Ethena’s Growing Stablecoin Dominance
Ethena’s USDe stablecoin has become something of a phenomenon in the crypto space. By August 2025, its supply had reached about $12 billion, making it the third-largest stablecoin overall. That’s quite remarkable when you consider how crowded the stablecoin market has become.
What sets USDe apart is its yield-bearing nature. Unlike traditional stablecoins that just sit there, USDe offers holders between 9% and 11% annual percentage yield through a delta-neutral strategy. Basically, it hedges collateral while earning funding yields. This approach has clearly resonated with users – the supply nearly tripled from mid-2025, approaching $15 billion by October.
Terminal Finance: The Ethena-Focused DEX
Terminal Finance appears to be positioning itself as Ethena’s go-to decentralized exchange. It’s specifically designed for trading yield-bearing stablecoins like sUSDe (staked USDe) and other institutional assets. The platform uses a concentrated liquidity AMM model similar to Uniswap v3, but with some clever optimizations for yield-bearing assets.
The real innovation here is how Terminal handles yield accrual. Normally, when you provide a yield-bearing asset in a liquidity pool, you face impermanent loss as the token’s price increases from earned interest. Terminal solves this with a “redeemable token” framework. When liquidity providers deposit sUSDe, the protocol wraps it into rUSDe – a token fixed at $1 value that periodically mints additional units to represent earned yield.
This separation of price from yield means arbitrageurs can’t drain the pool when sUSDe’s price rises, and liquidity providers don’t suffer impermanent loss from yield increases. It’s a thoughtful solution to a persistent problem in DeFi.
Aave and Pendle: Established Players Adapt
Aave, the well-known money market protocol, integrated sUSDe as collateral late last year. This means holders can deposit the token and borrow against it while still earning yield in the background. Interestingly, over half of all USDe-related assets have been deposited into Aave’s markets by 2025, showing how crucial Aave has become for Ethena’s liquidity.

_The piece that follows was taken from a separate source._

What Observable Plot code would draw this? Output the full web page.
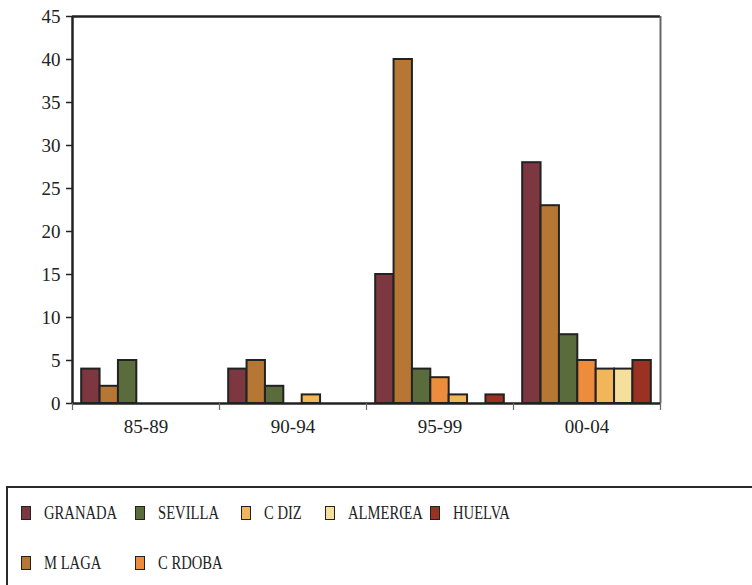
<!DOCTYPE html>
<html>
<head>
<meta charset="utf-8">
<script src="https://cdn.jsdelivr.net/npm/d3@7"></script>
<script src="https://cdn.jsdelivr.net/npm/@observablehq/plot@0.6"></script>
<style>
  body { margin: 0; background: #fff; width: 752px; height: 585px; overflow: hidden; position: relative;
         font-family: "Liberation Serif", "Times New Roman", serif; color: #222; }
  #chart { position: absolute; left: 0; top: 0; }
  #legend { position: absolute; left: 6px; top: 486px; width: 780px; height: 130px;
            border: 2px solid #2a2a2a; box-sizing: border-box; }
  .item { position: absolute; display: flex; align-items: center; height: 20px; }
  .sw { width: 8px; height: 12px; border: 1.5px solid #222; flex: none; }
  .lab { font-size: 19px; transform: scaleX(0.77); transform-origin: left center;
         margin-left: 13px; white-space: nowrap; color: #222; }
</style>
</head>
<body>
<div id="chart"></div>
<div id="legend"></div>
<script>
// ---- data ----
const periods = ["85-89", "90-94", "95-99", "00-04"];
const regions = ["GRANADA", "M LAGA", "SEVILLA", "C RDOBA", "C DIZ", "ALMERŒA", "HUELVA"];
const granada = [4, 4, 15, 28];
const malaga  = [2, 5, 40, 23];
const sevilla = [5, 2, 4, 8];
const cordoba = [0, 0, 3, 5];
const cadiz   = [0, 1, 1, 4];
const almeria = [0, 0, 0, 4];
const huelva  = [0, 0, 1, 5];
const yTicks = [0, 5, 10, 15, 20, 25, 30, 35, 40, 45];
const colors = ["#7D3740", "#B57733", "#5A6B3C", "#EE8C3E", "#F2B65A", "#F5DF9C", "#9B3123"];

const series = [granada, malaga, sevilla, cordoba, cadiz, almeria, huelva];
const slots = regions.length + 1; // half-slot padding each side
const table = [];
periods.forEach((p, i) => {
  regions.forEach((r, k) => {
    table.push({
      period: p, region: r, value: series[k][i],
      x1: i + (k + 0.5) / slots, x2: i + (k + 1.5) / slots
    });
  });
});

const chart = Plot.plot({
  width: 752,
  height: 450,
  marginLeft: 72,
  marginRight: 92,
  marginTop: 16,
  marginBottom: 47,
  style: { fontFamily: "'Liberation Serif', 'Times New Roman', serif", fontSize: "19px", color: "#222", background: "#fff" },
  x: { domain: [0, periods.length], axis: null },
  y: { domain: [0, 45], axis: null },
  color: { domain: regions, range: colors },
  marks: [
    Plot.rect(table, { x1: "x1", x2: "x2", y1: 0, y2: "value", fill: "region", stroke: "#222", strokeWidth: 2 }),
    Plot.ruleY([45], { stroke: "#222", strokeWidth: 2.5 }),
    Plot.ruleX([periods.length], { stroke: "#666", strokeWidth: 2 }),
    Plot.ruleY([0], { stroke: "#222", strokeWidth: 2.5 }),
    Plot.ruleX([0], { stroke: "#222", strokeWidth: 2.5 }),
    Plot.axisY({ ticks: yTicks, label: null, tickSize: 6, tickPadding: 6, stroke: "#222", strokeWidth: 1.5, fill: "#222", fontSize: 19 }),
    Plot.axisX({ ticks: d3.range(periods.length + 1), label: null, tickSize: 7, tickFormat: () => "", stroke: "#666", strokeWidth: 1.2 }),
    Plot.axisX({ ticks: periods.map((_, i) => i + 0.5), label: null, tickFormat: d => periods[Math.floor(d)], tickSize: 0, tickPadding: 16, fill: "#222", fontSize: 19 })
  ]
});
document.getElementById("chart").appendChild(chart);

// ---- legend ----
const legendCol = [0, 0, 1, 1, 2, 3, 4];
const legendRow = [0, 1, 0, 1, 0, 0, 0];
const colLefts = [13, 127, 233, 317, 422];
const rowTops = [15, 65];
const legend = document.getElementById("legend");
regions.forEach((r, k) => {
  const it = document.createElement("div");
  it.className = "item";
  it.style.left = colLefts[legendCol[k]] + "px";
  it.style.top = rowTops[legendRow[k]] + "px";
  const sw = document.createElement("div");
  sw.className = "sw";
  sw.style.background = colors[k];
  const lab = document.createElement("span");
  lab.className = "lab";
  lab.textContent = r;
  it.appendChild(sw);
  it.appendChild(lab);
  legend.appendChild(it);
});
</script>
</body>
</html>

Pendle takes a different approach, focusing on yield trading and management. It splits assets like sUSDe into principal tokens (representing the fixed claim to the original asset) and yield tokens (representing rights to future yield). This lets users do interesting things – they can sell the yield token to lock in fixed yields upfront, or buy yield tokens to speculate on variable interest rates.
By mid-September, the Terminal tUSDe pool on Pendle had over $230 million deposited, becoming the highest-yielding USDe market on the platform.
Term Finance: Fixed-Rate Lending Enters the Picture
Not all lending needs floating rates, and that’s where Term Finance comes in. The protocol offers fixed-rate lending and borrowing for crypto, integrating USDe to bring fixed-income products to more users.
Term uses an auction model where lenders and borrowers submit bids in periodic auctions. The protocol matches them to lock in a single interest rate for all participants of that term, without individual negotiation or order books. This means USDe holders can lend at fixed rates for specific terms, and borrowers know exactly what they’ll pay.
The auction mechanism finds one clearing rate, eliminating slippage or rate spreads between lenders and borrowers. It’s a capital-efficient approach that brings traditional finance-style predictability to DeFi lending.
What strikes me about these developments is how they’re creating a comprehensive ecosystem around USDe. From specialized trading on Terminal to collateralized lending on Aave, yield management on Pendle, and fixed-rate borrowing on Term Finance – there’s a growing infrastructure supporting Ethena’s stablecoin. This level of integration suggests USDe isn’t just another stablecoin, but potentially the foundation for a new financial ecosystem.